Reverse Ads is a digital advertising platform which is an alternative to traditional search ads. It provides cookie-less tracking solutions using Client-side, first party data compliance with all major data protection regulations such as GDPR, PDPA, CASL & CCPA.
The Client initially approached Nobel Link with a request for building a machine learning algorithm which, for a given set of keywords, finds the most relevant users based on the list of websites they have previously visited.

Scalable system to process data, download web pages with access restrictions, and build groups of relevant users for campaigns

The Nobel Link team was challenged with the development of a robust NLP semantic analysis solution that can download and analyze millions of web pages visited by users. The solution must quickly identify and provide to the Client’s advertising platform user segments that are most relevant to the keywords specified for advertising campaigns.
Building a targeted advertising system for efficient ad campaign optimization and semantic text analysis required solving many technical challenges, including:

  • Scalable processing of lots of user data, incoming hourly. Estimated monthly data size is ~50 TB or about a billion events.
  • Identification of the most priority web pages to download. Since downloading is a long and expensive process, our engineers had to reduce this amount to a minimum.
  • Downloading web pages. This required building a reliable system that allowed downloading pages from different regions and with different access restrictions.
  • Updating segments in real-time. Due to the huge amount of data, the relational database could not cope with this in the required time.
  • Calculation of embeddings for downloaded pages. The main task was to find a balance between the calculation speed and quality of embeddings.
  • Maintenance costs. The Client wanted to build a system with the limited monthly maintenance costs.

Stand-alone system for user data analysis, web page prioritization & semantic analysis

The task was to build a stand-alone system using AWS Cloud Environment and several open-source products that communicate with the Client’s advertising platform via API.
We thoroughly analyzed the Client’s needs and requirements. The project was splitted into three phases:

  • Proof of Concept (PoC) – verify the idea that machine learning can be used for targeted advertising
  • Minimum viable product (MVP) – build the end-to-end data pipeline from processing user data to building user segments
  • Scalable system – make the solution scalable and connect it to the Client’s advertising platform via API.

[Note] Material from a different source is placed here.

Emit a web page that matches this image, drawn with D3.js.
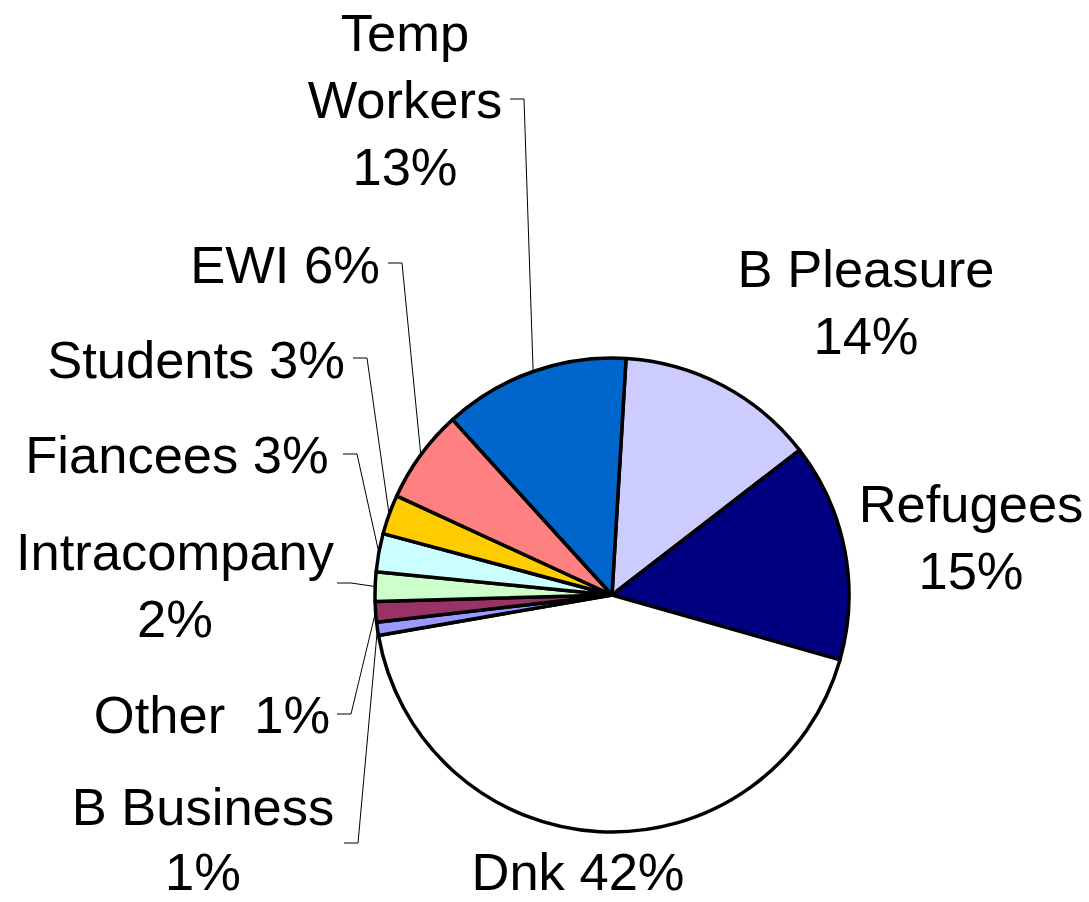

Here are some technical details of the project:

  • Storing input user data and output user segments was organized using public and private AWS S3 buckets
  • To process Big data faster than it arrives, we used caching to filter records of user visits
  • To make the system more resilient, we used a loose coupling approach using the AWS SQS message queue
  • To solve the problem with a slow update of user segments, we stored segments not in RDS, but in Amazon Elastic Block Storage (EBS)
  • We have achieved scalability in several parts of the system – processing of historical user data, downloading web pages, and calculating embeddings
  • To speed up the calculation of embeddings on EC2 instances, we created our own inference code in SageMaker, and also used the AWS auto-scaling option
  • Client API was implemented via AWS Lambda functions.

The Proof of Concept was completed in 2 months by the team of 3 people: a Project Manager, a Data Scientist, and an AWS Data Engineer.
The MVP stage was completed in 3 months by the team of 3 people: a Project Manager, a Data Scientist, and an AWS Data Engineer. The scalable system stage was completed in 2 months by the team of 4 people: a Project Manager, a Data Scientist, a Software Engineer, and an AWS Data Engineer.

 

Increased ad campaign performance

Our team has built a system that allows the Client to build relevant user segments for their advertising campaigns, monitor ad campaign performance, thereby increasing their effectiveness. The built system is scalable and allows them to increase/decrease the number of workers in different parts of the system if it’s needed.
Real-life test conducted by the Client showed that the use of this system reduced advertising costs by 54%.